I am the first to admit there are a lot of things I don’t know. Some areas of study- such as the architecture of ancient China or Greek mythology- just don’t interest me. On the flip side, there are topics I do know a lot about, including 80’s music, human biology, and labels and nameplates. I came upon this knowledge in a variety of ways, as we all do, including on the job training, college, and reading about topics that interest me in my spare time. This used to mean just books and magazines, but now we have the internet.
The internet has been a double-edged sword for learning.

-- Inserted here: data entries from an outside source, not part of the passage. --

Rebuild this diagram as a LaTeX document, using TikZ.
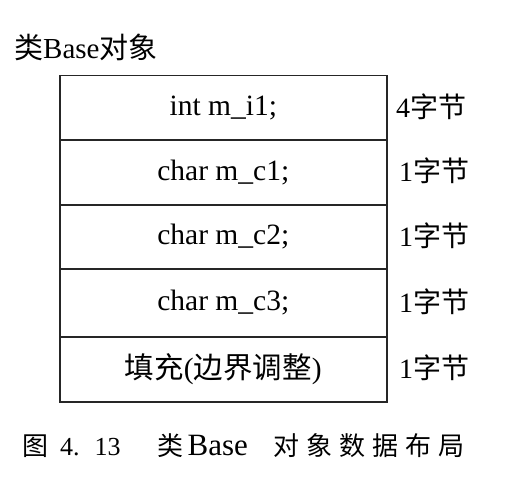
\documentclass[tikz,border=0pt]{standalone}
\usepackage{fontspec}
\setmainfont{Liberation Serif}
\newfontfamily\cjk{Noto Sans CJK SC}
\begin{document}
\begin{tikzpicture}[x=1pt,y=-1pt,
  cell/.style={draw=black!85,line width=1.5pt,minimum width=327pt,inner sep=0pt,anchor=north west,font=\fontsize{29.5}{32}\selectfont},
  size/.style={anchor=west,inner sep=0pt,font=\fontsize{28}{32}\selectfont},
  ttl/.style={anchor=west,inner sep=0pt,font=\fontsize{29}{32}\selectfont},
  captext/.style={anchor=west,inner sep=0pt,font=\fontsize{26}{30}\selectfont}]
\useasboundingbox[fill=white] (0,0) rectangle (511,484);
\node[ttl] (title) at (14,47) {{\cjk 类}Base{\cjk 对象}};
\node[cell,minimum height=64pt] (r1) at (59,75) {int m\_i1;};
\node[cell,minimum height=65pt] (r2) at (59,139) {char m\_c1;};
\node[cell,minimum height=64pt] (r3) at (59,204) {char m\_c2;};
\node[cell,minimum height=68pt] (r4) at (59,268) {char m\_c3;};
\node[cell,minimum height=65pt] (r5) at (59,336) {{\cjk 填充}({\cjk 边界调整})};
\node[size] (s1) at (396,107) {4{\cjk 字节}};
\node[size] (s2) at (399,171) {1{\cjk 字节}};
\node[size] (s3) at (399,236) {1{\cjk 字节}};
\node[size] (s4) at (399,302) {1{\cjk 字节}};
\node[size] (s5) at (399,368) {1{\cjk 字节}};
\node[captext] (caption) at (22,446) {{\cjk 图}\hspace{12pt}4.\hspace{15pt}13\hspace{37pt}{\cjk 类}\hspace{4pt}{\fontsize{31}{30}\selectfont Base}\hspace{26pt}{\cjk 对\hspace{7pt}象\hspace{7pt}数\hspace{7pt}据\hspace{7pt}布\hspace{7pt}局}};
\end{tikzpicture}
\end{document}
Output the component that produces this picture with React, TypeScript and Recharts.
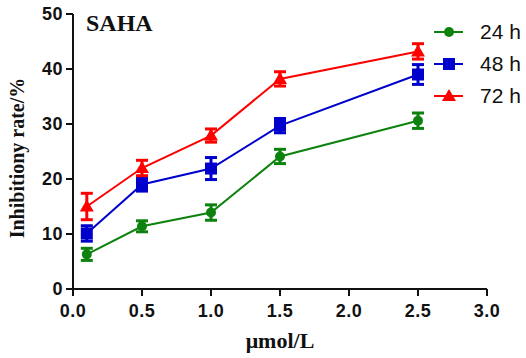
import React from 'react';
import { LineChart, Line, XAxis, YAxis, ErrorBar } from 'recharts';

const doses = [0.1, 0.5, 1.0, 1.5, 2.5];
const rate24 = [6.3, 11.4, 13.9, 24.1, 30.6];
const err24 = [1.1, 1.0, 1.4, 1.3, 1.4];
const rate48 = [10.1, 19.0, 21.9, 29.7, 39.0];
const err48 = [1.4, 1.2, 2.0, 1.3, 1.8];
const rate72 = [15.0, 22.0, 27.9, 38.2, 43.2];
const err72 = [2.4, 1.4, 1.2, 1.3, 1.4];
const xTicks = [0, 0.5, 1.0, 1.5, 2.0, 2.5, 3.0];
const yTicks = [0, 10, 20, 30, 40, 50];

const GREEN = '#0e820e';
const BLUE = '#0000cc';
const RED = '#ff0000';

const data = doses.map((d, i) => ({
    dose: d,
    h24: rate24[i], e24: err24[i],
    h48: rate48[i], e48: err48[i],
    h72: rate72[i], e72: err72[i],
}));

const Marker = ({ kind, cx, cy, color }: { kind: string; cx: number; cy: number; color: string }) => {
    if (kind === 'circle') return <circle cx={cx} cy={cy} r={5} fill={color} />;
    if (kind === 'square') return <rect x={cx - 6} y={cy - 6} width={12} height={12} fill={color} />;
    return <polygon points={`${cx},${cy - 7} ${cx - 7},${cy + 5} ${cx + 7},${cy + 5}`} fill={color} />;
};

const dotFor = (kind: string, color: string) => (p: any) => (
    <Marker key={`${kind}-${p.index}`} kind={kind} cx={p.cx} cy={p.cy} color={color} />
);

const legendItems = [
    { name: '24 h', kind: 'circle', color: GREEN, y: 32 },
    { name: '48 h', kind: 'square', color: BLUE, y: 64 },
    { name: '72 h', kind: 'triangle', color: RED, y: 96 },
];

const tickStyle = { fontFamily: 'Liberation Sans, Arial', fontSize: 18, fontWeight: 700, fill: '#111', letterSpacing: 0.5 };
const serif = 'Liberation Serif, Times New Roman, serif';

export default function App() {
    return (
        <div style={{ position: 'absolute', left: 0, top: 0, background: '#fff' }}>
            <LineChart width={526} height={358} data={data}
                margin={{ top: 14, right: 39, bottom: 39, left: 0 }}>
                <XAxis
                    dataKey="dose" type="number" domain={[0, 3]} ticks={xTicks}
                    tickFormatter={(v: number) => v.toFixed(1)}
                    height={30} tickSize={7} tickMargin={8}
                    tick={tickStyle}
                    axisLine={{ stroke: '#111', strokeWidth: 2 }}
                    tickLine={{ stroke: '#111', strokeWidth: 2 }}
                />
                <YAxis
                    domain={[0, 50]} ticks={yTicks} width={73}
                    tickSize={7} tickMargin={3}
                    tick={tickStyle}
                    axisLine={{ stroke: '#111', strokeWidth: 2 }}
                    tickLine={{ stroke: '#111', strokeWidth: 2 }}
                />
                <Line dataKey="h24" stroke={GREEN} strokeWidth={2} isAnimationActive={false}
                    dot={dotFor('circle', GREEN)} activeDot={false}>
                    <ErrorBar dataKey="e24" width={6} stroke={GREEN} strokeWidth={3} />
                </Line>
                <Line dataKey="h48" stroke={BLUE} strokeWidth={2} isAnimationActive={false}
                    dot={dotFor('square', BLUE)} activeDot={false}>
                    <ErrorBar dataKey="e48" width={6} stroke={BLUE} strokeWidth={3} />
                </Line>
                <Line dataKey="h72" stroke={RED} strokeWidth={2} isAnimationActive={false}
                    dot={dotFor('triangle', RED)} activeDot={false}>
                    <ErrorBar dataKey="e72" width={6} stroke={RED} strokeWidth={3} />
                </Line>
                <g>
                    <text x={86} y={31} fontFamily={serif} fontSize={24} fontWeight={700} fill="#111">SAHA</text>
                    <text x={0} y={0} transform="translate(24,158) rotate(-90)" textAnchor="middle"
                        fontFamily={serif} fontSize={20} fontWeight={700} fill="#111">Inhibitiony rate/%</text>
                    <text x={280} y={348} textAnchor="middle" fontFamily={serif} fontSize={22}
                        fontWeight={700} fill="#111">μmol/L</text>
                    {legendItems.map((it) => (
                        <g key={it.name}>
                            <line x1={434} x2={463} y1={it.y} y2={it.y} stroke={it.color} strokeWidth={2} />
                            <Marker kind={it.kind} cx={449} cy={it.y} color={it.color} />
                            <text x={480} y={it.y + 7} fontFamily="Liberation Sans, Arial" fontSize={21} fill="#111">{it.name}</text>
                        </g>
                    ))}
                </g>
            </LineChart>
        </div>
    );
}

While it allows us access to a literal treasure trove of information we never could have had access to before, it also makes it much more difficult to know what is good information and what is, simply put, crap. You only have to log into Facebook or any other social media site for a couple of minutes to see people sharing fake news, fake contests, and other nonsense.
So how can you tell the good from the bad when you are trying to learn online? It can be tricky, but there are a few things you can do to help yourself say on the right path.
#1 Go the source. If you want medical information, go to sites like http://www.hopkinsmedicine.org/ or http://www.mayoclinic.org/ . If you want information on world news, go to sites like http://www.bbc.com/news . Third party sites that curate content can be time savers, but if you chose to use them make sure they are curating from expert sources.
#2 Check for safety. If you go to any website and your pop-up blocker or anti-virus program warnings come on, leave that site immediately!
#3 Check for tone. “All doctors are trying to hide……” “The mainstream media won’t print this…….” “Only we know what REALLY happened at……..”. Run. Do not pass go, do not collect $200. At best, you are going to be in for some half-truths and / or a sales pitch for useless products. Which brings me to….
#4 Check for cost. Yes, it does cost money to do research. Yes, it does cost money to run a website. Yet in spite of this sites like http://www.nationalgeographic.com/ and http://www.ushistory.org/us/ offer more information that you could read in a lifetime at no cost to you the reader. If you are enrolling in a class then yes, you can expect to have to pay for that. But teasers that let you read half an article and then demand payment? Probably not a very trustworthy source.
What other tricks/ tips do you have for finding reliable information online? The more we share our knowledge the more we all learn!